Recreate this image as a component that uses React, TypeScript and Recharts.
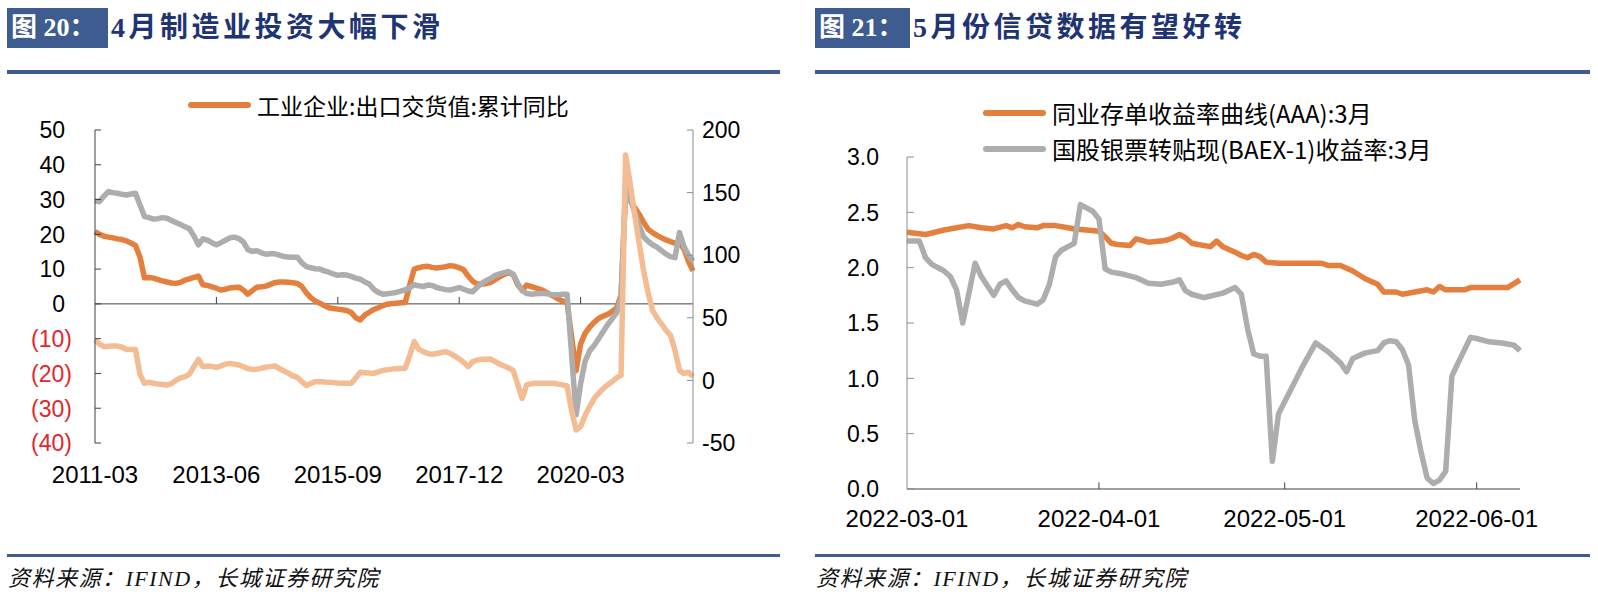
import React from 'react';
import { LineChart, Line, XAxis, YAxis, ReferenceLine } from 'recharts';

// ─── Colours & fonts ─────────────────────────────────────────────────────────
const BLUE   = '#3E5C8F';
const NAVY   = '#1F3573';
const ORANGE = '#E47F3E';
const GREY   = '#ADADAD';
const PEACH  = '#F3BC92';
const RED    = '#E3262B';
const AXIS_FONT  = "'Liberation Sans', Arial, sans-serif";
const CJK_FONT   = "'Noto Sans CJK SC', sans-serif";
const SERIF_FONT = "'Liberation Serif', 'Noto Sans CJK SC', serif";

// ─── Fig 20: monthly, 2011-03 .. 2022-04 ─────────────────────────────────────
const months = Array.from({ length: 134 }, (_, i) => {
  const t = 2011 * 12 + 2 + i;
  return `${Math.floor(t / 12)}-${String((t % 12) + 1).padStart(2, '0')}`;
});
const monthTicks = ['2011-03', '2013-06', '2015-09', '2017-12', '2020-03'];

// 工业企业:出口交货值:累计同比 (left axis)
const exportYoY = [
  20.8, 20.0, 19.5, 19.2, 19.0, 18.7, 18.5, 18.1, 17.5, 16.8,
  13.5, 7.5, 7.6, 7.4, 7.0, 6.6, 6.3, 6.0, 5.9, 6.2,
  6.8, 7.2, 7.6, 8.0, 5.5, 5.3, 4.9, 4.5, 4.0, 4.2,
  4.6, 4.7, 4.8, 4.0, 2.8, 3.8, 4.8, 4.9, 5.1, 5.6,
  6.1, 6.3, 6.3, 6.2, 6.1, 5.9, 5.0, 3.2, 1.8, 0.8,
  0.2, -0.5, -1.1, -1.3, -1.5, -1.7, -1.9, -2.5, -4.0, -4.6,
  -3.2, -2.4, -1.6, -1.1, -0.5, -0.1, 0.1, 0.2, 0.3, 0.4,
  5.5, 10.0, 10.4, 10.7, 10.8, 10.5, 10.3, 10.5, 10.7, 11.0,
  10.8, 10.4, 9.8, 8.0, 6.5, 5.7, 5.7, 5.8, 6.2, 7.0,
  7.8, 8.5, 8.9, 8.5, 5.5, 3.9, 5.4, 5.0, 4.6, 4.2,
  3.6, 2.9, 2.2, 1.4, 0.8, 0.4, -9.4, -19.2, -11.5, -8.5,
  -6.7, -5.3, -4.2, -3.5, -3.0, -2.2, -1.2, 2.5, 31.5, 29.8,
  27.8, 25.8, 23.5, 21.5, 20.5, 19.7, 19.0, 18.4, 17.9, 17.5,
  17.4, 15.8, 12.2, 9.5,
];
// grey series (left axis)
const greySeries = [
  29.6, 29.4, 31.0, 32.3, 32.0, 31.8, 31.5, 31.3, 31.6, 31.8,
  28.5, 25.1, 24.8, 24.4, 24.5, 24.8, 24.6, 24.0, 23.4, 22.8,
  22.2, 21.6, 19.5, 17.0, 18.7, 18.3, 17.6, 17.0, 17.6, 18.3,
  19.0, 19.2, 18.8, 17.8, 15.6, 15.1, 15.3, 14.7, 14.3, 14.4,
  14.4, 14.0, 13.6, 13.5, 13.4, 13.4, 11.8, 10.7, 10.4, 10.1,
  10.0, 9.5, 9.1, 8.6, 8.2, 8.4, 8.3, 7.9, 7.4, 7.1,
  6.3, 5.7, 4.2, 3.3, 2.8, 2.9, 3.1, 3.3, 3.7, 4.0,
  4.7, 5.5, 5.2, 5.0, 5.4, 5.3, 4.7, 4.4, 4.1, 4.0,
  4.3, 4.7, 4.2, 3.7, 3.5, 4.8, 5.9, 6.7, 7.3, 8.2,
  8.6, 9.0, 9.3, 8.5, 6.0, 3.8, 3.0, 2.8, 2.9, 3.0,
  3.0, 2.8, 2.6, 2.6, 2.8, 2.8, -14.5, -31.9, -23.0, -16.5,
  -13.5, -12.0, -10.0, -8.0, -6.0, -4.3, -2.6, 1.5, 34.0, 30.0,
  26.5, 22.5, 19.3, 18.0, 17.0, 16.3, 15.3, 14.3, 13.6, 13.3,
  20.5, 16.5, 14.0, 12.3,
];
// light orange series (right axis)
const peachSeries = [
  32.3, 29.0, 26.9, 27.2, 27.4, 27.4, 26.5, 24.7, 24.7, 24.7,
  5.0, -2.3, -1.5, -2.3, -2.8, -3.2, -3.6, -2.5, 0.0, 2.0,
  3.0, 5.0, 11.0, 16.8, 11.0, 11.5, 11.2, 10.4, 11.5, 13.0,
  13.6, 13.0, 12.3, 11.0, 9.4, 8.8, 9.0, 9.6, 10.5, 11.0,
  11.5, 9.5, 7.5, 5.8, 3.5, 2.5, -1.0, -4.1, -2.5, -1.0,
  -0.9, -1.3, -1.5, -1.7, -2.0, -2.2, -2.3, -2.3, 2.0, 6.5,
  6.2, 5.9, 5.7, 6.8, 8.0, 8.5, 9.0, 9.4, 9.6, 9.8,
  20.0, 31.0, 25.0, 23.0, 21.5, 20.8, 21.5, 22.3, 22.9, 21.5,
  19.5, 17.0, 14.5, 11.0, 15.0, 16.3, 16.8, 16.9, 17.0, 15.0,
  13.0, 11.5, 10.0, 8.0, -3.0, -14.3, -3.6, -2.6, -2.3, -2.3,
  -2.3, -2.3, -2.3, -3.0, -3.6, -4.5, -24.0, -39.6, -36.9, -28.0,
  -20.9, -14.5, -10.3, -6.5, -3.5, -1.0, 2.0, 4.0, 180.0, 158.0,
  133.0, 110.0, 88.0, 70.0, 56.0, 50.0, 45.0, 40.0, 36.0, 24.0,
  8.0, 5.5, 6.5, 3.0,
];
const leftTicks  = [50, 40, 30, 20, 10, 0, -10, -20, -30, -40];
const rightTicks = [200, 150, 100, 50, 0, -50];

const fig20Data = months.map((m, i) => ({
  m, exp: exportYoY[i], grey: greySeries[i], peach: peachSeries[i],
}));

// ─── Fig 21: daily, days since 2022-03-01 ────────────────────────────────────
const dayTicks  = [0, 31, 61, 92];
const dayLabels = ['2022-03-01', '2022-04-01', '2022-05-01', '2022-06-01'];
const rateTicks = [0, 0.5, 1, 1.5, 2, 2.5, 3];

// 同业存单收益率曲线(AAA):3月
const ncdDays = [0,3,6,8,10,12,14,16,17,18,19,21,22,24,26,27,29,31,32,33,34,36,37,39,41,42,43,44,45,46,47,49,50,51,53,54,55,56,57,58,60,65,67,68,70,72,74,76,77,79,80,82,84,85,86,87,90,91,97,99];
const ncdRate = [2.32,2.30,2.34,2.36,2.38,2.36,2.35,2.38,2.36,2.39,2.37,2.36,2.38,2.38,2.36,2.35,2.34,2.33,2.28,2.22,2.21,2.20,2.26,2.23,2.24,2.25,2.27,2.30,2.27,2.22,2.21,2.19,2.24,2.19,2.14,2.11,2.09,2.12,2.10,2.05,2.04,2.04,2.04,2.02,2.02,1.97,1.90,1.85,1.78,1.78,1.76,1.78,1.80,1.78,1.83,1.80,1.80,1.82,1.82,1.89];

// 国股银票转贴现(BAEX-1)收益率:3月
const billDays = [0,2,3,4,6,7,8,9,11,12,14,15,16,17,18,19,21,22,23,24,25,26,27,28,30,31,32,33,35,37,39,41,43,44,45,46,48,51,53,54,55,56,57,58,59,60,62,64,66,68,70,71,72,74,76,77,78,79,80,81,82,83,84,85,86,87,88,89,91,92,94,96,97,98,99];
const billRate = [2.24,2.24,2.09,2.03,1.97,1.92,1.80,1.50,2.04,1.92,1.75,1.85,1.88,1.80,1.73,1.70,1.67,1.71,1.85,2.10,2.16,2.19,2.22,2.57,2.51,2.44,1.99,1.96,1.94,1.91,1.86,1.85,1.87,1.89,1.79,1.76,1.73,1.77,1.82,1.76,1.45,1.22,1.20,1.20,0.25,0.68,0.90,1.12,1.32,1.24,1.14,1.06,1.18,1.23,1.25,1.32,1.34,1.33,1.26,1.12,0.62,0.34,0.10,0.05,0.08,0.16,1.02,1.14,1.37,1.36,1.33,1.32,1.31,1.30,1.25];

const ncdData  = ncdDays.map((d, i) => ({ d, v: ncdRate[i] }));
const billData = billDays.map((d, i) => ({ d, v: billRate[i] }));

// ─── Tick renderers ──────────────────────────────────────────────────────────
const txt = (size: number): React.SVGProps<SVGTextElement> => ({ fontSize: size, fontFamily: AXIS_FONT });

// left axis of fig 20: accounting style, negatives red in parentheses, tick marks inward
const LeftTick = (p: any) => {
  const v = p.payload.value as number;
  const neg = v < 0;
  return (
    <g>
      <line x1={p.x + 23} x2={p.x + 29} y1={p.y} y2={p.y} stroke="#404040" />
      <text x={neg ? p.x : p.x - 7} y={p.y} dy="0.36em" textAnchor="end" fill={neg ? RED : '#000'} {...txt(23)}>
        {neg ? `(${Math.abs(v)})` : v}
      </text>
    </g>
  );
};
const RightTick = (p: any) => (
  <g>
    <line x1={p.x - 15} x2={p.x - 9} y1={p.y} y2={p.y} stroke="#8C8C8C" />
    <text x={p.x} y={p.y} dy="0.36em" textAnchor="start" fill="#000" {...txt(23)}>{p.payload.value}</text>
  </g>
);
const BottomTick = (p: any) => (
  <text x={p.x} y={p.y} dy="0.36em" textAnchor="middle" fill="#000" {...txt(24)}>{p.payload.value}</text>
);
const RateTick = (p: any) => (
  <g>
    <line x1={p.x + 28} x2={p.x + 35} y1={p.y} y2={p.y} stroke="#8C8C8C" />
    <text x={p.x} y={p.y} dy="0.36em" textAnchor="end" fill="#000" {...txt(23)}>{Number(p.payload.value).toFixed(1)}</text>
  </g>
);
const DateTick = (p: any) => (
  <text x={p.x} y={p.y} dy="0.36em" textAnchor="middle" fill="#000" {...txt(24)}>
    {dayLabels[dayTicks.indexOf(p.payload.value)]}
  </text>
);

// ─── Page furniture ──────────────────────────────────────────────────────────
const abs = (left: number, top: number, extra: React.CSSProperties = {}): React.CSSProperties => ({
  position: 'absolute', left, top, ...extra,
});

function Header({ x, boxW, no, title, ruleW }: { x: number; boxW: number; no: string; title: string; ruleW: number }) {
  return (
    <>
      <div style={abs(x, 8, {
        width: boxW, height: 40, background: BLUE, color: 'white', fontFamily: SERIF_FONT,
        fontWeight: 700, fontSize: 26, lineHeight: '40px', paddingLeft: 4, boxSizing: 'border-box', whiteSpace: 'nowrap',
      })}>{no}</div>
      <div style={abs(x + boxW + 3, 8, {
        height: 40, lineHeight: '40px', color: NAVY, fontFamily: SERIF_FONT, fontWeight: 700,
        fontSize: 28, letterSpacing: 3.5, whiteSpace: 'nowrap',
      })}>{title}</div>
      <div style={abs(x, 70, { width: ruleW, height: 4, background: BLUE })} />
      <div style={abs(x, 554, { width: ruleW, height: 3, background: BLUE })} />
      <div style={abs(x + 1, 560, {
        fontFamily: SERIF_FONT, fontStyle: 'italic', fontSize: 22, letterSpacing: 1.5, color: '#111', whiteSpace: 'nowrap',
      })}>资料来源：IFIND，长城证券研究院</div>
    </>
  );
}

function LegendRow({ x, y, color, label, size }: { x: number; y: number; color: string; label: string; size: number }) {
  return (
    <>
      <div style={abs(x, y - 3, { width: 63, height: 6, borderRadius: 3, background: color })} />
      <div style={abs(x + 69, y - 17, {
        height: 34, lineHeight: '34px', fontFamily: CJK_FONT, fontSize: size, color: '#000', whiteSpace: 'nowrap',
      })}>{label}</div>
    </>
  );
}

export default function App() {
  return (
    <div style={{ position: 'absolute', left: 0, top: 0, width: 1598, height: 600, background: 'white', overflow: 'hidden' }}>
      {/* ── 图 20 ─────────────────────────────────────────────────────────── */}
      <Header x={7} boxW={101} no="图 20：" title="4月制造业投资大幅下滑" ruleW={773} />
      <LegendRow x={188} y={105} color={ORANGE} label="工业企业:出口交货值:累计同比" size={23} />

      <div style={abs(0, 80)}>
        <LineChart width={780} height={420} data={fig20Data} margin={{ top: 50, right: 0, bottom: 0, left: 0 }}>
          <XAxis dataKey="m" scale="point" padding={{ left: 0, right: 0 }} ticks={monthTicks} interval={0}
            axisLine={false} tickLine={false} tickSize={0} tickMargin={31} height={57} tick={BottomTick} />
          <YAxis yAxisId="L" orientation="left" width={95} domain={[-40, 50]} ticks={leftTicks} interval={0}
            axisLine={{ stroke: '#404040' }} tickLine={false} tickSize={0} tickMargin={23} tick={LeftTick} />
          <YAxis yAxisId="R" orientation="right" width={87} domain={[-50, 200]} ticks={rightTicks} interval={0}
            axisLine={{ stroke: '#8C8C8C' }} tickLine={false} tickSize={0} tickMargin={9} tick={RightTick} />
          <ReferenceLine yAxisId="L" y={0} stroke="#404040" strokeWidth={1} />
          {monthTicks.slice(1).map(t => (
            <ReferenceLine key={t} yAxisId="L" segment={[{ x: t, y: 0 }, { x: t, y: 2 }]} stroke="#404040" />
          ))}
          <Line yAxisId="L" dataKey="exp"   stroke={ORANGE} strokeWidth={5.5} dot={false} isAnimationActive={false} strokeLinejoin="round" />
          <Line yAxisId="L" dataKey="grey"  stroke={GREY}   strokeWidth={5.5} dot={false} isAnimationActive={false} strokeLinejoin="round" />
          <Line yAxisId="R" dataKey="peach" stroke={PEACH}  strokeWidth={5.5} dot={false} isAnimationActive={false} strokeLinejoin="round" />
        </LineChart>
      </div>

      {/* ── 图 21 ─────────────────────────────────────────────────────────── */}
      <Header x={815} boxW={95} no="图 21：" title="5月份信贷数据有望好转" ruleW={775} />
      <LegendRow x={983} y={113} color={ORANGE} label="同业存单收益率曲线(AAA):3月" size={24} />
      <LegendRow x={983} y={149} color={GREY} label="国股银票转贴现(BAEX-1)收益率:3月" size={24} />

      <div style={abs(815, 100)}>
        <LineChart width={775} height={440} margin={{ top: 57, right: 70, bottom: 0, left: 0 }}>
          <XAxis dataKey="d" type="number" domain={[0, 99]} ticks={dayTicks} interval={0} allowDuplicatedCategory={false}
            axisLine={{ stroke: '#404040' }} tickLine={false} tickSize={0} tickMargin={29} height={51} tick={DateTick} />
          <YAxis width={92} domain={[0, 3]} ticks={rateTicks} interval={0}
            axisLine={{ stroke: '#8C8C8C' }} tickLine={false} tickSize={0} tickMargin={28} tick={RateTick} />
          {dayTicks.slice(1).map(t => (
            <ReferenceLine key={t} segment={[{ x: t, y: 0 }, { x: t, y: 0.06 }]} stroke="#404040" />
          ))}
          <Line data={ncdData}  dataKey="v" stroke={ORANGE} strokeWidth={5.5} dot={false} isAnimationActive={false} strokeLinejoin="round" />
          <Line data={billData} dataKey="v" stroke={GREY}   strokeWidth={5.5} dot={false} isAnimationActive={false} strokeLinejoin="round" />
        </LineChart>
      </div>
    </div>
  );
}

### Stated goal
Starting with the first line of the data above and ending with the line containing "['2011-03', '2013-06', '2015-09', '2017-12', '2020-03'];", please restate every line exactly, leaving images out.

### Answer to this exercise
Recreate this image as a component that uses React, TypeScript and Recharts.
import React from 'react';
import { LineChart, Line, XAxis, YAxis, ReferenceLine } from 'recharts';

// ─── Colours & fonts ─────────────────────────────────────────────────────────
const BLUE   = '#3E5C8F';
const NAVY   = '#1F3573';
const ORANGE = '#E47F3E';
const GREY   = '#ADADAD';
const PEACH  = '#F3BC92';
const RED    = '#E3262B';
const AXIS_FONT  = "'Liberation Sans', Arial, sans-serif";
const CJK_FONT   = "'Noto Sans CJK SC', sans-serif";
const SERIF_FONT = "'Liberation Serif', 'Noto Sans CJK SC', serif";

// ─── Fig 20: monthly, 2011-03 .. 2022-04 ─────────────────────────────────────
const months = Array.from({ length: 134 }, (_, i) => {
  const t = 2011 * 12 + 2 + i;
  return `${Math.floor(t / 12)}-${String((t % 12) + 1).padStart(2, '0')}`;
});
const monthTicks = ['2011-03', '2013-06', '2015-09', '2017-12', '2020-03'];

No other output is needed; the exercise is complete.